Holiday gifts that give back
(CNN) -- The holiday season is a lot different this year, but it's still a time of love, giving and gratitude. So why not start some new holiday traditions to maintain the good cheer? Here are some gifts you can put together during this time when so many are apart.
Teaching kids (and grown ups) the joy of giving
Gathering friends or family together to assemble a gift box for a needy recipient could be a new, meaningful holiday tradition that you start this year.
Kynd Kits are an activity for the whole family. You choose a cause or group of people important to you, and then request the corresponding kit.
Each kit will contain items specifically requested by people in those groups. You assemble the pieces together, write a card, then send it off. Among the recipients you can choose from this year: first responders, healthcare professionals, the homeless, LGBTQ people, autistic youth, foster children, Meals on Wheels recipients, the elderly in care homes, and children undergoing treatment at St. Jude Hospital.
Cleantheworld.org has a similar business model. And if 2020 has taught us anything, it's how important hygiene is to staying healthy. Finding soap and other cleaning items can be tough for a homeless person, so why not order a hygiene kit, assemble it, and then send it off to someone who really needs it?

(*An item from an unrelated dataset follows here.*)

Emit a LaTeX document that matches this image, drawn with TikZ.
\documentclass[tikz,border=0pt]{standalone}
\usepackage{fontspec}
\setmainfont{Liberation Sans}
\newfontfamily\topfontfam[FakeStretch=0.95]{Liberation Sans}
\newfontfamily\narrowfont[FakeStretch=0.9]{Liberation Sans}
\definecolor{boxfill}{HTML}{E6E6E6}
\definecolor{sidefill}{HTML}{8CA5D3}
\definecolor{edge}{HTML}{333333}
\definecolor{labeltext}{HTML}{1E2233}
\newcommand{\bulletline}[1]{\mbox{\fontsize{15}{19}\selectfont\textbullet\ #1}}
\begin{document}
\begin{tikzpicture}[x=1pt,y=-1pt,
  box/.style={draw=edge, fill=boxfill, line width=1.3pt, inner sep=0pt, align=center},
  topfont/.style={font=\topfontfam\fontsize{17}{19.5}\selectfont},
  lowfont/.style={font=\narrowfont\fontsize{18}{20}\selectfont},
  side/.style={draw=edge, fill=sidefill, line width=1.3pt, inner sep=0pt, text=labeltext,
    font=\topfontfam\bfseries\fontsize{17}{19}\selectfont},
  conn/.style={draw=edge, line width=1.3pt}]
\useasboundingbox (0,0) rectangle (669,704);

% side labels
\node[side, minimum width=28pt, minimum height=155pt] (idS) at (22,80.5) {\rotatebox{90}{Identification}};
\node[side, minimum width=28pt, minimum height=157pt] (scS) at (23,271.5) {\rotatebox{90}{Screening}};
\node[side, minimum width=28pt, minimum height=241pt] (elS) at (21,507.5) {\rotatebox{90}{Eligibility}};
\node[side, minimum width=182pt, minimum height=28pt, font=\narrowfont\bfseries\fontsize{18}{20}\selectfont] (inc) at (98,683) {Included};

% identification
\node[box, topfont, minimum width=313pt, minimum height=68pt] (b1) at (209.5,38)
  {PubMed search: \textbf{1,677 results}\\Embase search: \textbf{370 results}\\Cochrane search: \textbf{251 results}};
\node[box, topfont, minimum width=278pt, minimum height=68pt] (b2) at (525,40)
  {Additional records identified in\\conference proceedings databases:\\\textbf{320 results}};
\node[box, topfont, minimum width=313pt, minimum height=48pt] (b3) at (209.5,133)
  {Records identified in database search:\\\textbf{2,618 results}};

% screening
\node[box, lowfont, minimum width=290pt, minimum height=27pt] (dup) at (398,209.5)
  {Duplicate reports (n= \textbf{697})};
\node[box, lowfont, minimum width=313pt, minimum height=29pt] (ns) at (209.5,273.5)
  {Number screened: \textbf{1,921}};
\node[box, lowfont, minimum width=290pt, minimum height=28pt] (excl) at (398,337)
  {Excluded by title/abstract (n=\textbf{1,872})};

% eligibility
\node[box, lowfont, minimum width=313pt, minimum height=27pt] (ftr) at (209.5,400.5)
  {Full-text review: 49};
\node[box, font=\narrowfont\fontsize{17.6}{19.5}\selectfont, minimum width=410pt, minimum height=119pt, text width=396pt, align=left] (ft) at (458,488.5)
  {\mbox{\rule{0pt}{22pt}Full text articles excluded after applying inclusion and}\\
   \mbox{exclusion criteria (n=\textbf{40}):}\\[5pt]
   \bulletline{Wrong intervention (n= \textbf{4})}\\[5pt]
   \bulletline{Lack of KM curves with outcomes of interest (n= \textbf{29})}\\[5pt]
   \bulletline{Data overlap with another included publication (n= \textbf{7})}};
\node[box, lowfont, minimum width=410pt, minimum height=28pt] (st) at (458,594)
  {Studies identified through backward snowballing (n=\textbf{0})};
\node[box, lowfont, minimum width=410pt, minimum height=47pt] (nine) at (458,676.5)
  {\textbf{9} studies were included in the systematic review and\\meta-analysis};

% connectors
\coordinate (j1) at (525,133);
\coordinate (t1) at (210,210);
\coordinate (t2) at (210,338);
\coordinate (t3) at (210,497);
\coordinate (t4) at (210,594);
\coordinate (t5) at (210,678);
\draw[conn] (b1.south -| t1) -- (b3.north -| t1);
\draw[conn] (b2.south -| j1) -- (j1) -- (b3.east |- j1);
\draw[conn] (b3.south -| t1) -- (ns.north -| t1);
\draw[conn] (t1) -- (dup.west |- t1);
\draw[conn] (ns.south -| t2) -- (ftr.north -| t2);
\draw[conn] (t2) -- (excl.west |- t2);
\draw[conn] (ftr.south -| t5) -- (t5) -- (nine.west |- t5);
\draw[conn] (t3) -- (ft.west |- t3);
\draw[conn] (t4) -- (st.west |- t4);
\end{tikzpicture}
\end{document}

If your family would like to help a foster child this holiday season, Together We Rise is helping kids without permanent homes by providing colorful bags to tote their items around in. (Many foster kids lug their worldly possessions around in trash bags.) They send you a panel to decorate, which you then send back. They attach each artwork panel to a duffel bag, which is stuffed with a teddy bear, a blanket, a hygiene kit and a coloring book.
A family art project can brighten up the walls of a long-term care facility. The Foundation for Hospital Art will send you a kit, complete with pre-drawn canvases and art supplies. You color it in, create one panel of your own design and send it back with the pre-addressed UPS label.
If you can knit or crochet, consider ordering a kit from Knots of Love. Their hats support patients going through chemotherapy, burn victims, brain surgery patients and head trauma patients.
Shopping for a child in need
The Salvation Army's "Angel Tree" program is online this year, making it easier than ever to shop for a child in need. Just enter your zip code, add the requested items from their registry to your cart, and Salvation Army does the rest.
Make 2020 a little merrier for small businesses
If there were ever a year to "shop small," 2020 would be it. Small businesses are suffering and any gift purchased from one spreads cheer twice: first to the seller and then to the lucky recipient.
Many small stores have an online presence or happily accept orders over the phone. Curbside pick-up options are also plentiful this Covid season.
Online retailer Etsy is a great resource for holiday gifts, be it a handmade face mask, an antique tea cup or a "Schitt's Creek"-themed "Rose Apothecary" candle. If you've got a friend who loves manga or a particular movie or TV show, chances are you can find a small business making fun, custom gifts with that theme.
And if you want to spend your money at a local bookstore but don't want to leave the house, consider buying from bookshop.org. They partner with independent book sellers across the country to send your dollars to stores that really need it.
Supporting Black-owned businesses
If you want to support Black-owned businesses this Christmas (or any time of year) the website and app https://www.supportblackowned.com/ helps you find shops and services all over the US.
The EatOkra app helps you find Black-owned restaurants and food services (buying a gift card helps keep small eateries in business).
You can also search Instagram by using the hashtag #SupportBlackBusiness.
Larger retailers doing good
Finally, many larger retailers are giving back this season. If you just want a name brand gift sure to wow a picky tween or teen, many stores and brands partner with charities to give back over the holiday season.
Some companies even make it a yearlong mission to do good.
If you are looking for a present for someone worried about the environment, Patagonia gives a portion of all profits to environmental causes.
Sock company Bombas donates a pair of socks to a needy person, for every pair sold.
And what Christmas stocking couldn't use a fuzzy pencil case and some unicorn-themed erasers? Yoobi sells colorful pens, pencils and stationery, and for every item purchased, they donate a school supply to a child in need.